Dirk Gently, as the book’s title suggests, runs a holistic detective agency. Holistic means to deal with the whole problem. He doesn’t just find a missing cat. He solves the whole mystery of why the cat went missing in the first place. He also believes that everything in the universe is connected. To Dirk, therefore, everything is a very big problem indeed, but with an infinite number of, very expensive, leads.

“I’m very glad you asked me that, Mrs Rawlinson. The term ‘holistic’ refers to my conviction that what we are concerned with here is the fundamental interconnectedness of all things. I do not concern myself with such petty things as fingerprint powder, telltale pieces of pocket fluff and inane footprints. I see the solution to each problem as being detectable in the pattern and web of the whole. The connections between causes and effects are often much more subtle and complex than we with our rough and ready understanding of the physical world might naturally suppose, Mrs Rawlinson.”
He also doesn’t believe a good deal of what he says. Unfortunate, as whatever he disbelieves usually turns out to be true. Like the time back at college when, to make a fast buck, he’d pretended to know the correct answers to an exam paper ahead of time. And unwittingly predicted every answer correctly.

“I am not a clairvoyant.”

“Really,” said Richard. “Then what about the exam papers?”

The eyes of Dirk Gently darkened at the mention of this subject.

“A coincidence,” he said, in a low, savage voice, “a strange and chilling coincidence, but none the less a coincidence.
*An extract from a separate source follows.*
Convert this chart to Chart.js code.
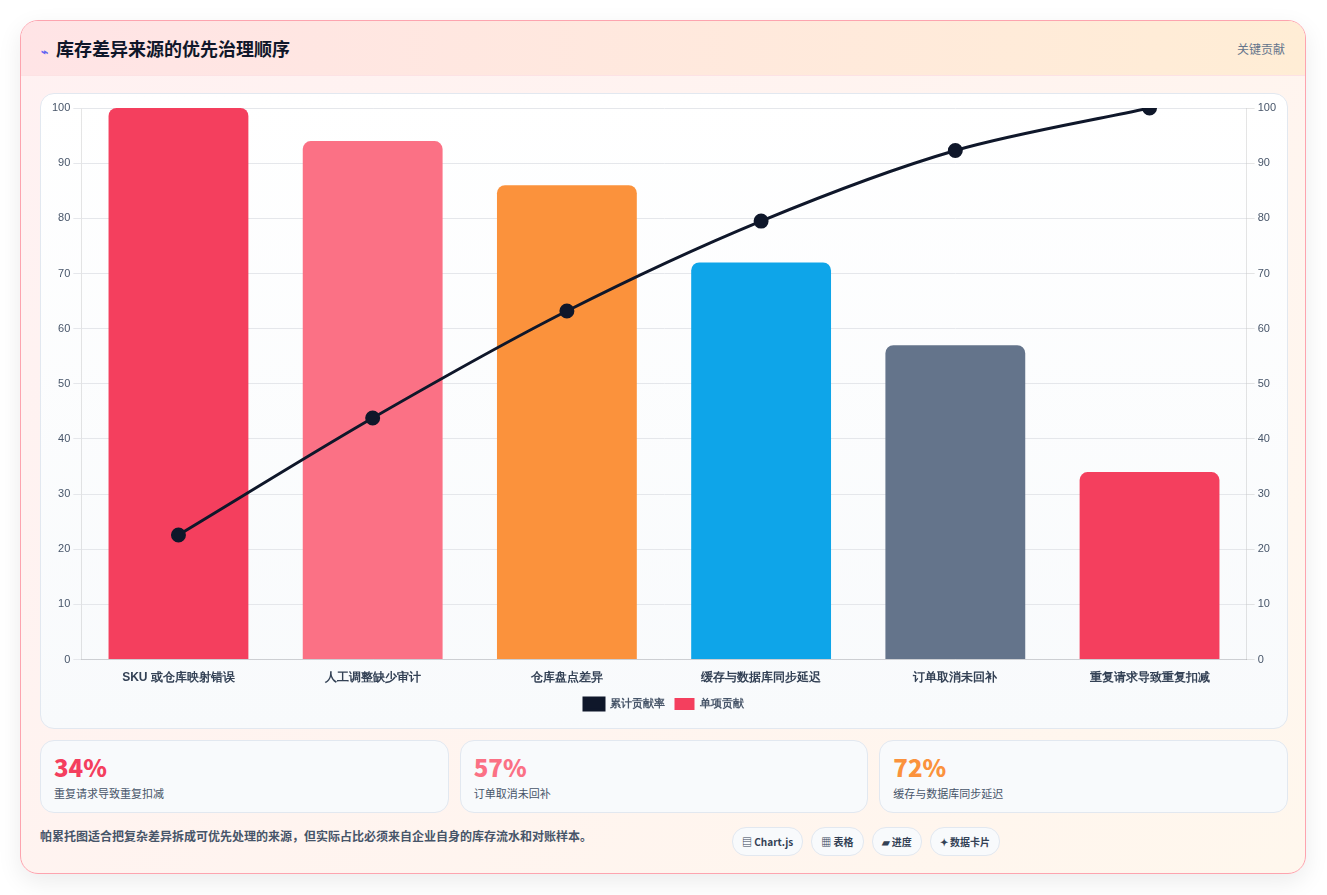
<!DOCTYPE html>
<html><head><meta charset="utf-8">
<script src="https://cdn.jsdelivr.net/npm/chart.js@4"></script>
<style>
*{box-sizing:border-box}
body{margin:0;width:1327px;height:895px;background:#fff;font-family:"Noto Sans CJK SC","Noto Sans",sans-serif;}
.card{position:absolute;left:20px;top:20px;width:1286px;height:854px;border:1px solid #fda4af;border-radius:18px;overflow:hidden;background:linear-gradient(135deg,#fff1f2,#fff7ed);box-shadow:0 8px 24px rgba(0,0,0,.08)}
.hd{height:55px;background:linear-gradient(90deg,#ffe4e6,#ffedd5);border-bottom:1px solid #fde2e4;display:flex;align-items:center;padding:0 20px;justify-content:space-between}
.hd h1{margin:0;font-size:18px;font-weight:700;color:#0f172a}
.hd h1 span{color:#6366f1;font-size:12px;margin-right:8px}
.hd .r{font-size:12px;color:#64748b}
.panel{position:absolute;left:19px;top:72px;width:1248px;height:636px;border:1px solid #e2e8f0;border-radius:14px;background:linear-gradient(#fff,#f8fafc)}
.kpis{position:absolute;left:19px;top:719px;width:1248px;display:flex;gap:11px}
.kpi{flex:1;height:73px;border:1px solid #e2e8f0;border-radius:14px;background:#f8fafc;padding:12px 13px}
.kpi b{display:block;font-size:24px;line-height:28px;font-weight:800}
.kpi div{font-size:11px;color:#475569;margin-top:4px}
.ft{position:absolute;left:19px;top:806px;font-size:12px;color:#475569;font-weight:600}
.tags{position:absolute;left:711px;top:806px;display:flex;gap:8px}
.tags span{font-size:10px;font-weight:700;color:#334155;border:1px solid #e2e8f0;border-radius:14px;padding:6px 9px;background:#f8fafc}
</style></head><body>
<div class="card">
<div class="hd"><h1><span>⌁</span>库存差异来源的优先治理顺序</h1><div class="r">关键贡献</div></div>
<div class="panel"><canvas id="c"></canvas></div>
<div class="kpis">
<div class="kpi"><b style="color:#f43f5e">34%</b><div>重复请求导致重复扣减</div></div>
<div class="kpi"><b style="color:#fb7185">57%</b><div>订单取消未回补</div></div>
<div class="kpi"><b style="color:#fb923c">72%</b><div>缓存与数据库同步延迟</div></div>
</div>
<div class="ft">帕累托图适合把复杂差异拆成可优先处理的来源，但实际占比必须来自企业自身的库存流水和对账样本。</div>
<div class="tags"><span>▤ Chart.js</span><span>▦ 表格</span><span>▰ 进度</span><span>✦ 数据卡片</span></div>
</div>
<script>
const categories=["SKU 或仓库映射错误","人工调整缺少审计","仓库盘点差异","缓存与数据库同步延迟","订单取消未回补","重复请求导致重复扣减"];
const singleValues=[100,94,86,72,57,34];
const cumulativeValues=[22.6,43.8,63.2,79.5,92.3,100];
const barColors=["#f43f5e","#fb7185","#fb923c","#0ea5e9","#64748b","#f43f5e"];
const cv=document.getElementById('c');
cv.width=1246;cv.height=634;cv.style.width='1246px';cv.style.height='634px';
new Chart(cv,{data:{labels:categories,datasets:[
{type:'line',label:'累计贡献率',data:cumulativeValues,yAxisID:'y1',borderColor:'#0f172a',backgroundColor:'#0f172a',borderWidth:3,pointRadius:6,tension:0.3,order:0},
{type:'bar',label:'单项贡献',data:singleValues,yAxisID:'y',backgroundColor:barColors,borderRadius:8,borderSkipped:'bottom',categoryPercentage:0.72,barPercentage:1,order:1}]},
options:{responsive:false,animation:false,layout:{padding:{left:8,right:8,top:14,bottom:8}},
plugins:{legend:{position:'bottom',labels:{boxWidth:20,boxHeight:12,font:{size:11,weight:'600'},color:'#475569'}},tooltip:{enabled:false}},
scales:{x:{grid:{display:false},ticks:{color:'#334155',font:{size:12,weight:'600'}}},
y:{min:0,max:100,ticks:{stepSize:10,color:'#475569',font:{size:11}},grid:{color:'#e5e7eb'}},
y1:{position:'right',min:0,max:100,ticks:{stepSize:10,color:'#475569',font:{size:11}},grid:{drawOnChartArea:false}}}}});
</script>
</body></html>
One, I might add, which caused me to spend a considerable time in prison. Coincidences can be frightening and dangerous things.”
An unfortunate perspective, as Dirk is a man plagued by them.

It has to be said that reading it all in one sitting was actually an extremely good idea, as Adams’ plots are characteristically complex, and there’s just no way I would have kept track of all the threads over a longer period of time.

Several of this book’s elements were familiar to me, as many years ago Adams had been the subject of an edition of LWT’s The South Bank Show, in which several of his characters, including the Electric Monk, had shown up at his home to help him finish writing the fifth Hitchhiker book.

But this book’s biggest joy was a complete surprise. No-one had told me about this.

In the late 70s, Adams had been script-editor of my favourite TV show Doctor Who, and had written several classic episodes, including one my favourite stories City Of Death.

Pretty well every Doctor Who script at some stage got adapted into book form, but not Adams’, who refused to adapt his scripts for such a low fee (he was an award-winning novelist after all), and didn’t trust another author to adapt his work either.

So basically, Douglas Adams never wrote a Doctor Who book.

Except for this one.

Purists have criticised him for re-using elements from the two Doctor Who stories mentioned here, but in fact this simply qualifies it as a sequel. Professor Chronotis is a lead character, still resides quietly at college, has a shakier memory in his old age, and even repeats many of his jokes from Shada. Not a contradiction – a continuation.

So here was Douglas Adams writing my favourite TV show one last time, and Doctor Who never enjoyed better scripts than his.